Chinese And Western Culture To Meet In A Film About ‘Vinegar Joe’ Stilwell
Harsh, arrogant, and woefully incorrect by today’s standards (the Germans were “huns,” Filipinos he called “googs”) Joseph “Vinegar Joe” Stilwell was the kind of general who fought almost as hard with friend as with foe. Some British troops wanted to shoot him. Generalissimo Chiang Kai-shek, whom he called “Peanut,” eventually helped force him out of his command in the China-Burma-India theater during World War II.
Yet Stilwell, as polarizing as George S. Patton in real life, may be just the figure to fill theater seats in both the United States and China—or so goes the thinking behind a new film project being backed by China’s Pegasus Media Group in partnership with the Hollywood producers Michael Shamberg and Alan Greisman.
On Thursday, Pegasus chairman Jianjun Sun is expected to join Shamberg and Greisman in announcing an agreement to begin work on an action-drama based on Barbara Tuchman’s Pulitzer Prize-winning book Stilwell and the American Experience in China. The book, which was first published in 1971, wrestled with the complexities of a military leader who trekked out of Burma to escape the Japanese, fought with underling Claire Chennault over the efficacy of his air war, and infuriated Chiang while winning enough loyalty among Chinese soldiers to be remembered today in China as a hero, with his own museum in Chongqing. (According to The New York Times, Stilwell, in the sort of tribute at which he excelled, once declared Washington to be “as big a pile of manure as Chungking was.”)
The project, which has yet to find its screenwriters, is among the first to tap a $100 million development fund recently formed by Pegasus and the China Film Group’s China Film Company unit. Han Sanping, former chairman of the China Film Group, will be an executive producer. Greisman, who is represented by Paradigm’s Bob Bookman, and Shamberg, represented by CAA’s Jonah Greenberg, will collaborate, after having worked together on films like Modern Problems and Heart Beat much earlier in their careers.

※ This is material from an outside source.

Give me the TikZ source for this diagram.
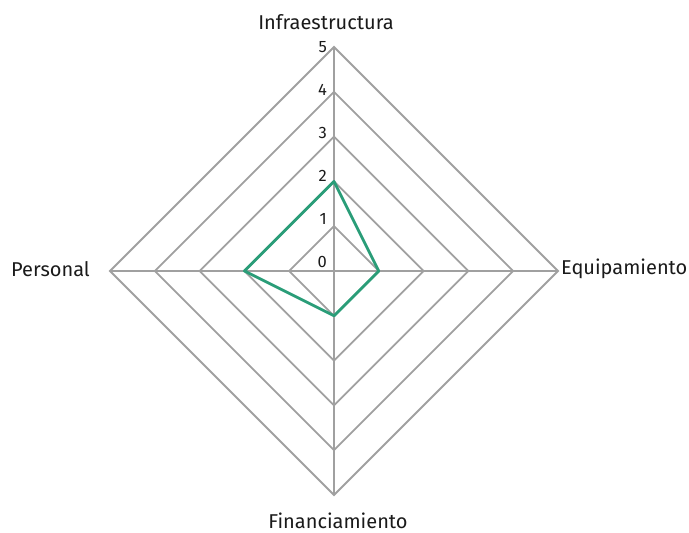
\documentclass[tikz,border=0pt]{standalone}
\usepackage{fontspec}
\setmainfont{Fira Sans}
\definecolor{gridc}{HTML}{A0A0A0}
\definecolor{datac}{HTML}{2A9D78}
\definecolor{textc}{HTML}{1A1A1A}
\begin{document}
\begin{tikzpicture}[x=1pt,y=-1pt,
  gridline/.style={draw=gridc,line width=1.8pt},
  dataline/.style={draw=datac,line width=2.8pt,line join=round},
  axlabel/.style={font=\fontsize{20}{22}\selectfont,text=textc,inner sep=0pt},
  ticklabel/.style={font=\fontsize{16.5}{18}\selectfont,text=textc,inner sep=0pt,anchor=east}]
\useasboundingbox (0,0) rectangle (689,533);
\def\cx{334}\def\cy{271}\def\lv{44.8}
\coordinate (c) at (\cx,\cy);
\foreach \i in {1,...,5}{
  \coordinate (t\i) at (\cx,\cy-\i*\lv);
  \coordinate (r\i) at (\cx+\i*\lv,\cy);
  \coordinate (b\i) at (\cx,\cy+\i*\lv);
  \coordinate (l\i) at (\cx-\i*\lv,\cy);
  \draw[gridline] (t\i) -- (r\i) -- (b\i) -- (l\i) -- cycle;
}
\draw[gridline] (t5) -- (b5);
\draw[gridline] (l5) -- (r5);
\foreach \i in {0,...,5}{
  \node[ticklabel] (tk\i) at (\cx-7,262-43*\i) {\i};
}
\node[axlabel,anchor=south] (ninf) at (\cx-8,30) {Infraestructura};
\node[axlabel,anchor=west] (nequ) at (561,269) {Equipamiento};
\node[axlabel,anchor=north] (nfin) at (\cx+4,513) {Financiamiento};
\node[axlabel,anchor=east] (nper) at (90,269) {Personal};
\draw[dataline] (t2) -- (r1) -- (b1) -- (l2) -- cycle;
\end{tikzpicture}
\end{document}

And, if all goes well, General Stilwell, as the project is titled, will eventually emerge as a Chinese co-production with an audience in the United States, access to China’s theaters without regard to that country’s import quota, and a story that will fulfill a key requirement of the new development fund, by matching Chinese and Western cultural elements—as vinegary as those may sometimes be.